The men were arrested in the coastal city in Karnataka state as they attempted to sell the substance, which is banned by the government under the country's Wildlife Protection Act.

Ambergris, also known as “floating gold”, is a solid, waxy substance found in the intestines of the endangered sperm whales.

It is used for potions and traditional medicines and to stabilise the scent of fine perfumes due to its musky notes.

The substance is banned in many countries because sperm whales are a protected species and any possession or trade of their by-products is illegal.

The police carried out a raid following a tip-off and seized 2.2 kilograms of the substance.

The accused had allegedly procured it from a man in Kerala, Hariram Shanker, Commissioner of Police for Law and Order, said.

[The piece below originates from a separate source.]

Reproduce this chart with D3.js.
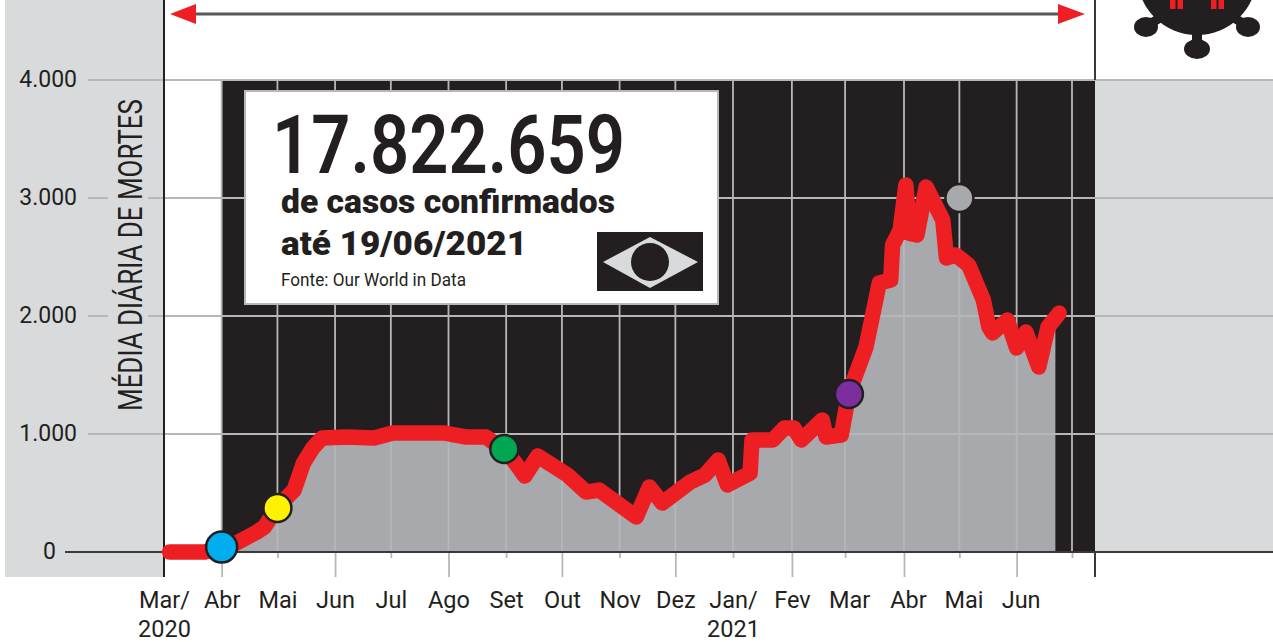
<!DOCTYPE html>
<html>
<head>
<meta charset="utf-8">
<script src="https://cdn.jsdelivr.net/npm/d3@7"></script>
<style>
body { margin: 0; background: #fff; }
svg { display: block; font-family: Roboto, sans-serif; }
</style>
</head>
<body>
<script>
// month ticks along the bottom
var monthDates = ["2020-03-01","2020-04-01","2020-05-01","2020-06-01","2020-07-01","2020-08-01","2020-09-01","2020-10-01","2020-11-01","2020-12-01","2021-01-01","2021-02-01","2021-03-01","2021-04-01","2021-05-01","2021-06-01","2021-07-01"];
var monthLabels = ["Mar/\n2020","Abr","Mai","Jun","Jul","Ago","Set","Out","Nov","Dez","Jan/\n2021","Fev","Mar","Abr","Mai","Jun",""];
var yTicks = [0, 1000, 2000, 3000, 4000];

// daily deaths
var dates = ["2020-03-04","2020-03-23","2020-04-01","2020-04-09","2020-04-20","2020-04-24","2020-05-01","2020-05-10","2020-05-15","2020-05-20","2020-05-25","2020-06-07","2020-06-22","2020-07-02","2020-07-30","2020-08-10","2020-08-21","2020-08-31","2020-09-06","2020-09-11","2020-09-18","2020-10-04","2020-10-14","2020-10-21","2020-11-10","2020-11-17","2020-11-24","2020-12-09","2020-12-17","2020-12-24","2020-12-29","2021-01-10","2021-01-11","2021-01-22","2021-01-28","2021-02-02","2021-02-06","2021-02-17","2021-02-19","2021-02-27","2021-03-03","2021-03-12","2021-03-19","2021-03-25","2021-03-26","2021-03-30","2021-04-02","2021-04-04","2021-04-08","2021-04-13","2021-04-22","2021-04-24","2021-04-29","2021-05-06","2021-05-14","2021-05-17","2021-05-19","2021-05-27","2021-06-01","2021-06-06","2021-06-13","2021-06-18","2021-06-22","2021-06-24"];
var deaths = [0,0,42,76,170,212,381,525,754,881,966,975,966,1008,1008,975,975,864,754,644,814,653,508,525,297,551,415,593,653,780,568,669,949,949,1051,1051,949,1119,975,992,1347,1737,2280,2305,2602,2729,3110,2700,2686,3093,2814,2492,2517,2432,2136,1907,1856,1966,1729,1864,1568,1907,1983,2025];
var areaEnd = "2021-06-22";

// coloured dots on the curve
var dotDates = ["2020-04-01","2020-05-01","2020-08-31","2021-03-03","2021-05-01"];
var dotValues = [42,373,873,1339,3000];
var dotColors = ["#00aeef","#fff200","#00a651","#7b2f9e","#a7a9ac"];
var dotSizes = [15.5,14,14,14,14];

var w = 1273, h = 642;
var ink = "#231f20", red = "#ee1f23", panel = "#d9dadc", grid = "#b6b7b9", areaGrey = "#a7a9ac";
var parse = d3.utcParse("%Y-%m-%d");

var series = dates.map(function(d, i){ return {date: parse(d), value: deaths[i]}; });

var x = d3.scaleUtc()
    .domain([parse("2020-03-01"), parse("2021-01-01"), parse("2021-04-01"), parse("2021-07-01"), parse("2021-07-13")])
    .range([164, 733, 904, 1072, 1095]);
var y = d3.scaleLinear().domain([0, 4000]).range([552, 80]);

var svg = d3.select("body").append("svg").attr("width", w).attr("height", h);

// background panels
svg.append("rect").attr("x", 5).attr("y", 0).attr("width", 159).attr("height", 577).attr("fill", panel);
svg.append("rect").attr("x", x.range()[4]).attr("y", y(4000)).attr("width", w - x.range()[4]).attr("height", y(0) - y(4000)).attr("fill", panel);
svg.append("rect").attr("x", x(parse("2020-04-01"))).attr("y", y(4000)).attr("width", x.range()[4] - x(parse("2020-04-01"))).attr("height", y(0) - y(4000)).attr("fill", ink);

// grey area under the curve
var area = d3.area().x(function(d){ return x(d.date); }).y0(y(0)).y1(function(d){ return y(d.value); });
svg.append("path")
    .datum(series.filter(function(d){ return d.date >= parse("2020-04-01") && d.date <= parse(areaEnd); }))
    .attr("fill", areaGrey)
    .attr("d", area);

// vertical grid
svg.append("g").selectAll("line")
    .data(monthDates.slice(1))
    .enter().append("line")
    .attr("x1", function(d){ return x(parse(d)); })
    .attr("x2", function(d){ return x(parse(d)); })
    .attr("y1", y(4000)).attr("y2", y(0))
    .attr("stroke", grid).attr("stroke-width", 1.8);

// horizontal grid
svg.append("g").selectAll("line")
    .data(yTicks.slice(1))
    .enter().append("line")
    .attr("x1", 88).attr("x2", w)
    .attr("y1", function(d){ return y(d); })
    .attr("y2", function(d){ return y(d); })
    .attr("stroke", grid).attr("stroke-width", 2);

// y label, with a gap cut in the grid
svg.append("rect").attr("x", 108).attr("y", 95).attr("width", 40).attr("height", 320).attr("fill", panel);
svg.append("text")
    .attr("transform", "translate(142,411) rotate(-90)")
    .attr("font-size", 33).attr("font-weight", 400).attr("fill", ink)
    .attr("textLength", 312).attr("lengthAdjust", "spacingAndGlyphs")
    .text("MÉDIA DIÁRIA DE MORTES");

// y axis
var fmt = d3.formatLocale({decimal: ",", thousands: ".", grouping: [3], currency: ["", ""]}).format(",d");
var yAxis = svg.append("g").attr("transform", "translate(77,0)")
    .call(d3.axisLeft(y).tickValues(yTicks).tickSize(0).tickPadding(0).tickFormat(fmt));
yAxis.select(".domain").remove();
yAxis.selectAll("text")
    .attr("font-family", "Roboto, sans-serif").attr("font-size", 23).attr("font-weight", 400).attr("fill", ink)
    .attr("dy", "0.3em")
    .attr("x", function(d){ return d === 0 ? -21 : 0; });

// x axis
var xAxis = svg.append("g").attr("transform", "translate(0," + y(0) + ")")
    .call(d3.axisBottom(x)
        .tickValues(monthDates.map(parse))
        .tickSize(25).tickPadding(0)
        .tickFormat(function(d, i){ return monthLabels[i]; }));
xAxis.select(".domain").remove();
xAxis.selectAll("line")
    .attr("stroke", grid).attr("stroke-width", 1.8)
    .attr("y2", function(d, i){ return i % 2 ? 25 : 6; })
    .filter(function(d, i){ return i === 0; }).remove();
xAxis.selectAll("text").each(function(d, i){
    var parts = monthLabels[i].split("\n");
    // the 2021 labels from March on sit a little right of their ticks
    var shift = i >= 12 ? 4 : 0;
    var t = d3.select(this).text(null)
        .attr("font-family", "Roboto, sans-serif").attr("font-size", 23.5).attr("font-weight", 400).attr("fill", ink)
        .attr("y", 56).attr("dy", 0);
    parts.forEach(function(p, k){
        t.append("tspan").attr("x", shift).attr("y", 56 + k * 28.5).text(p);
    });
});

// frame lines
svg.append("line").attr("x1", 65).attr("x2", w).attr("y1", y(0)).attr("y2", y(0)).attr("stroke", "#3a3839").attr("stroke-width", 2);
svg.append("line").attr("x1", 164).attr("x2", 164).attr("y1", 0).attr("y2", 577).attr("stroke", ink).attr("stroke-width", 2);
svg.append("line").attr("x1", 1095).attr("x2", 1095).attr("y1", 0).attr("y2", y(4000)).attr("stroke", "#3a3839").attr("stroke-width", 2);
svg.append("line").attr("x1", 1095).attr("x2", 1095).attr("y1", y(0)).attr("y2", 577).attr("stroke", "#3a3839").attr("stroke-width", 2);

// the curve
var line = d3.line().x(function(d){ return x(d.date); }).y(function(d){ return y(d.value); });
svg.append("path")
    .datum(series)
    .attr("fill", "none")
    .attr("stroke", red).attr("stroke-width", 15.5)
    .attr("stroke-linejoin", "round").attr("stroke-linecap", "round")
    .attr("d", line);

// dots
svg.append("g").selectAll("circle")
    .data(dotDates)
    .enter().append("circle")
    .attr("cx", function(d){ return x(parse(d)); })
    .attr("cy", function(d, i){ return y(dotValues[i]); })
    .attr("r", function(d, i){ return dotSizes[i]; })
    .attr("fill", function(d, i){ return dotColors[i]; })
    .attr("stroke", ink).attr("stroke-width", 2.5);

// top arrow
svg.append("line").attr("x1", 190).attr("x2", 1065).attr("y1", 14).attr("y2", 14).attr("stroke", "#58585a").attr("stroke-width", 3);
svg.append("path").attr("d", "M170,14L196,4L196,24Z").attr("fill", red);
svg.append("path").attr("d", "M1085,14L1058,4L1058,24Z").attr("fill", red);

// virus in the corner
var virus = svg.append("g").attr("fill", ink).attr("stroke", ink);
virus.append("circle").attr("cx", 1197).attr("cy", -25).attr("r", 60).attr("stroke", "none");
virus.append("line").attr("x1", 1197).attr("x2", 1197).attr("y1", 30).attr("y2", 48).attr("stroke-width", 10);
virus.append("ellipse").attr("cx", 1197).attr("cy", 49).attr("rx", 13).attr("ry", 10).attr("stroke", "none");
virus.append("line").attr("x1", 1148).attr("x2", 1165).attr("y1", 25).attr("y2", 15).attr("stroke-width", 9);
virus.append("ellipse").attr("cx", 1146).attr("cy", 27).attr("rx", 12).attr("ry", 10).attr("stroke", "none");
virus.append("line").attr("x1", 1246).attr("x2", 1229).attr("y1", 25).attr("y2", 15).attr("stroke-width", 9);
virus.append("ellipse").attr("cx", 1248).attr("cy", 27).attr("rx", 12).attr("ry", 10).attr("stroke", "none");
[1170, 1177.5, 1211, 1218.5].forEach(function(bx){
    svg.append("rect").attr("x", bx).attr("y", 0).attr("width", 5.5).attr("height", 9).attr("fill", red);
});

// white box with the total
var box = svg.append("g");
box.append("rect").attr("x", 245).attr("y", 91).attr("width", 473).attr("height", 213)
    .attr("fill", "#fff").attr("stroke", grid).attr("stroke-width", 2);
box.append("text").attr("x", 272).attr("y", 173)
    .attr("font-size", 82).attr("font-weight", 600).attr("fill", ink)
    .attr("textLength", 353).attr("lengthAdjust", "spacingAndGlyphs")
    .text("17.822.659");
box.append("text").attr("x", 281).attr("y", 213)
    .attr("font-size", 33).attr("font-weight", 900).attr("fill", ink)
    .attr("textLength", 334).attr("lengthAdjust", "spacingAndGlyphs")
    .text("de casos confirmados");
box.append("text").attr("x", 281).attr("y", 255)
    .attr("font-size", 33).attr("font-weight", 900).attr("fill", ink)
    .attr("textLength", 246).attr("lengthAdjust", "spacingAndGlyphs")
    .text("até 19/06/2021");
box.append("text").attr("x", 281).attr("y", 286)
    .attr("font-size", 19).attr("font-weight", 400).attr("fill", ink)
    .attr("textLength", 185).attr("lengthAdjust", "spacingAndGlyphs")
    .text("Fonte: Our World in Data");

// flag
box.append("rect").attr("x", 597).attr("y", 232).attr("width", 106).attr("height", 59).attr("fill", ink);
box.append("path").attr("d", "M603,262L650,237L698,262L650,288Z").attr("fill", panel);
box.append("circle").attr("cx", 650).attr("cy", 262).attr("r", 19).attr("fill", ink);
</script>
</body>
</html>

“Mangalore is a place where international trade happens through ships and secondly it is a perfume centre. Whale vomit is used for making costly perfumes and these men came here to sell the ambergris,” Mr Shanker told The National.

“As per the wildlife authorities, the market value of one kilogram of ambergris is 1 crore rupees ($133,164). These men are arrested under non-bailable offences and could be punished between five and seven years if convicted,” Mr Shanker said.

This is the second time this month that the city police have seized ambergris. On February 8, six people with 3.4kg of ambergris were arrested.